▶ _SHORT PROBLEM_: Start at the top of the records and, please, print each line exactly through the line that contains "import plotly.graph_objects as go", leaving out all pictures.
★ ★ ★
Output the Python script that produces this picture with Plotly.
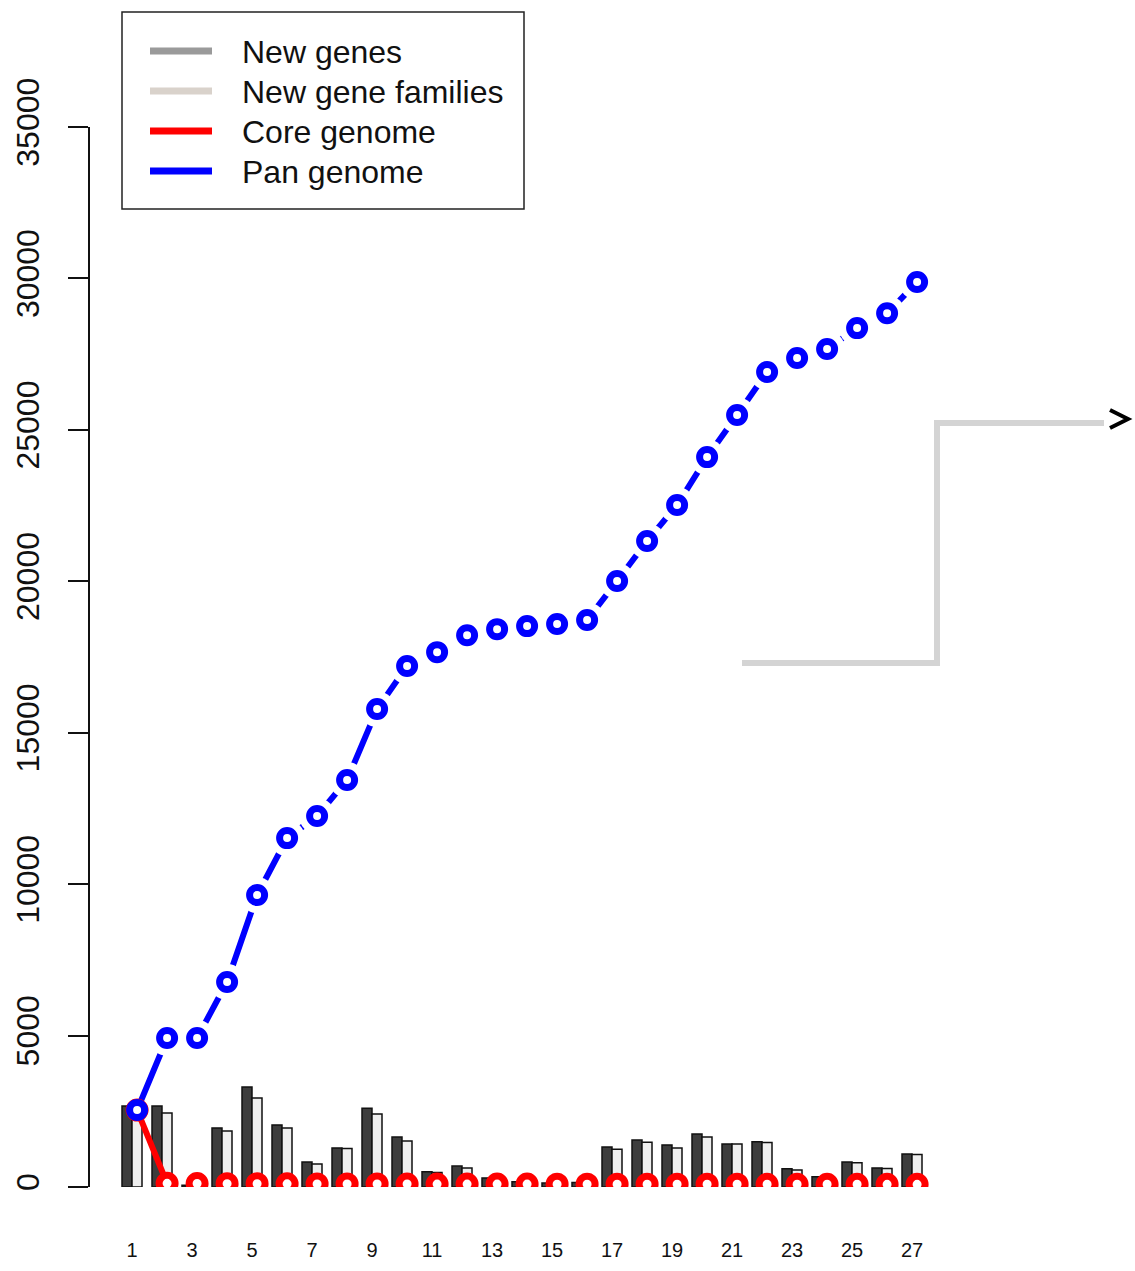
import plotly.graph_objects as go

# ---------------- data ----------------
genomes = list(range(1, 28))
x_tick_labels = [str(i) for i in range(1, 28, 2)]
new_genes = [2674, 2674, 60, 1950, 3300, 2050, 825, 1290, 2600, 1650, 500, 690, 300, 170,
             130, 150, 1320, 1550, 1390, 1750, 1420, 1490, 600, 340, 825, 630, 1090]
new_gene_families = [2650, 2440, 20, 1850, 2940, 1950, 760, 1270, 2410, 1520, 480, 630, 280, 150,
                     100, 130, 1250, 1480, 1290, 1650, 1420, 1470, 560, 320, 800, 610, 1070]
pan_genome = [2540, 4920, 4920, 6770, 9640, 11520, 12250, 13440, 15780, 17200, 17660, 18220,
              18420, 18520, 18590, 18720, 20010, 21330, 22520, 24100, 25490, 26910, 27370,
              27670, 28360, 28850, 29880]
core_genome = [2540, 120, 115, 110, 108, 105, 103, 100, 100, 98, 97, 96, 95, 95, 94, 94, 93,
               92, 92, 91, 91, 90, 90, 89, 89, 88, 88]
y_ticks = [0, 5000, 10000, 15000, 20000, 25000, 30000, 35000]
legend_labels = ["New genes", "New gene families", "Core genome", "Pan genome"]

# ---------------- style ----------------
W, H = 1135, 1271
ML, MR, MT, MB = 90, 195, 127, 84
PW, PH = W - ML - MR, H - MT - MB
FONT = "Liberation Sans, Arial, sans-serif"
POINT_OFFSET = 0.17
BLUE, RED = "#0000ff", "#ff0000"
legend_colors = ["#9a9a9a", "#d9d2cb", RED, BLUE]

def px(xp):
    return (xp - ML) / PW

def py(yp):
    return (H - MB - yp) / PH

pts_x = [g + POINT_OFFSET for g in genomes]

fig = go.Figure()
fig.add_trace(go.Bar(x=genomes, y=new_genes, name="New genes",
                     marker=dict(color="#3d3d3d", line=dict(color="#111111", width=1.5))))
fig.add_trace(go.Bar(x=genomes, y=new_gene_families, name="New gene families",
                     marker=dict(color="#eeeeee", line=dict(color="#111111", width=1.5))))

# pan genome (type="b" style: line with gaps around points)
fig.add_trace(go.Scatter(x=pts_x, y=pan_genome, mode="lines",
                         line=dict(color=BLUE, width=6), hoverinfo="skip"))
fig.add_trace(go.Scatter(x=pts_x[1:], y=pan_genome[1:], mode="markers",
                         marker=dict(symbol="circle", size=36, color="white", line=dict(width=0)),
                         hoverinfo="skip"))
# core genome
fig.add_trace(go.Scatter(x=pts_x[:2], y=core_genome[:2], mode="lines",
                         line=dict(color=RED, width=6), hoverinfo="skip"))
fig.add_trace(go.Scatter(x=pts_x, y=core_genome, mode="markers", name="Core genome",
                         marker=dict(symbol="circle", size=16, color="white",
                                     line=dict(color=RED, width=7))))
fig.add_trace(go.Scatter(x=pts_x, y=pan_genome, mode="markers", name="Pan genome",
                         marker=dict(symbol="circle", size=15, color="white",
                                     line=dict(color=BLUE, width=7))))

shapes = []
annotations = []
# manual legend
shapes.append(dict(type="rect", xref="paper", yref="paper", x0=px(122), x1=px(524),
                   y0=py(12), y1=py(209), line=dict(color="#222222", width=1.5),
                   fillcolor="white", layer="above"))
for i, (lab, col) in enumerate(zip(legend_labels, legend_colors)):
    yy = 51 + 40 * i
    shapes.append(dict(type="line", xref="paper", yref="paper", x0=px(150), x1=px(212),
                       y0=py(yy), y1=py(yy), line=dict(color=col, width=7), layer="above"))
    annotations.append(dict(text=lab, xref="paper", yref="paper", x=px(240), y=py(yy + 1),
                            xanchor="left", yanchor="middle", showarrow=False,
                            font=dict(family=FONT, size=32, color="#111111")))

# gray step connector with arrowhead (overlay on the right)
shapes.append(dict(type="path", xref="paper", yref="paper",
                   path=f"M {px(742)} {py(663)} L {px(937)} {py(663)} L {px(937)} {py(423)} L {px(1104)} {py(423)}",
                   line=dict(color="#d4d4d4", width=6)))
shapes.append(dict(type="path", xref="paper", yref="paper",
                   path=f"M {px(1110)} {py(410)} L {px(1128)} {py(419)} L {px(1110)} {py(428)}",
                   line=dict(color="#000000", width=4)))

fig.update_layout(
    width=W, height=H,
    margin=dict(l=ML, r=MR, t=MT, b=MB, autoexpand=False),
    paper_bgcolor="white", plot_bgcolor="white",
    barmode="group", bargap=1/3, bargroupgap=0,
    showlegend=False,
    shapes=shapes, annotations=annotations,
    font=dict(family=FONT, color="#111111"),
)
fig.update_xaxes(range=[-0.4, -0.4 + PW / 30], tickvals=list(range(1, 28, 2)),
                 ticktext=x_tick_labels, showline=False, ticks="", showgrid=False,
                 zeroline=False, tickfont=dict(size=20, family=FONT), ticklabelstandoff=49)
fig.update_yaxes(range=[0, 35000], tickvals=y_ticks, ticktext=[str(v) for v in y_ticks],
                 showline=True, linecolor="#111111", linewidth=1.5,
                 ticks="outside", ticklen=20, tickwidth=1.5, tickcolor="#111111",
                 showgrid=False, zeroline=False, tickangle=-90,
                 tickfont=dict(size=32, family=FONT), ticklabelstandoff=16)

fig.write_html("out.html", config={"displayModeBar": False},
               post_script="document.body.style.margin='0px';document.body.style.overflow='hidden';")
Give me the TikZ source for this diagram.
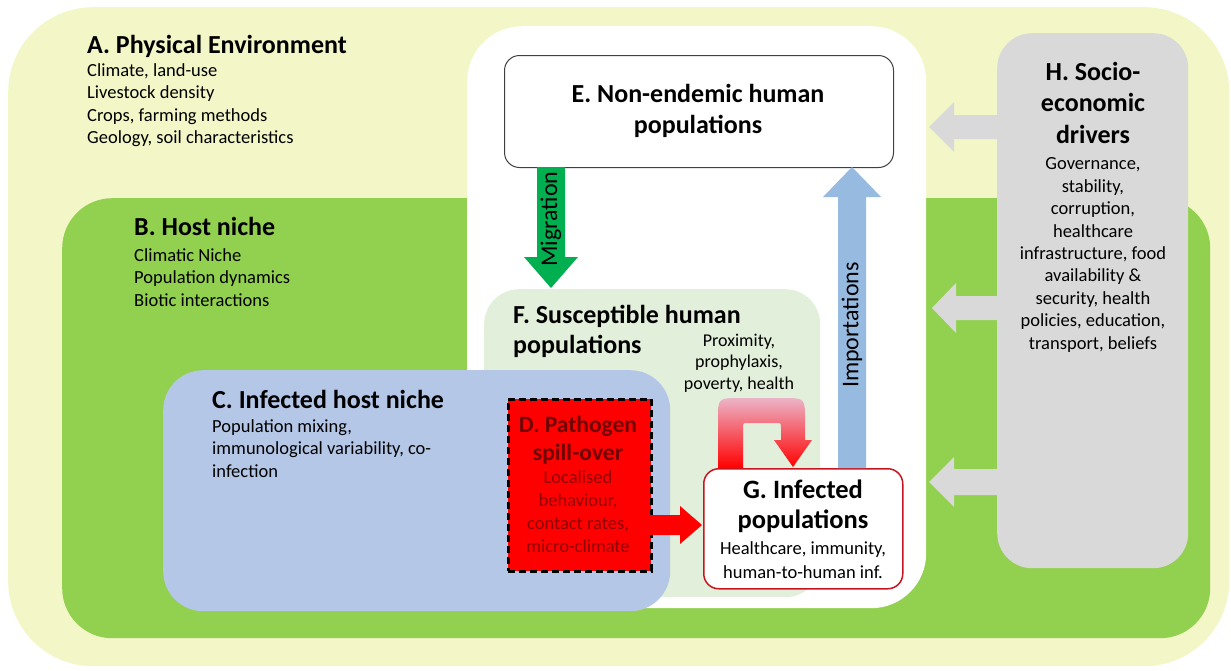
★ ★ ★
▶ _IN RESPONSE_:
Output the Python script that produces this picture with Plotly.
import plotly.graph_objects as go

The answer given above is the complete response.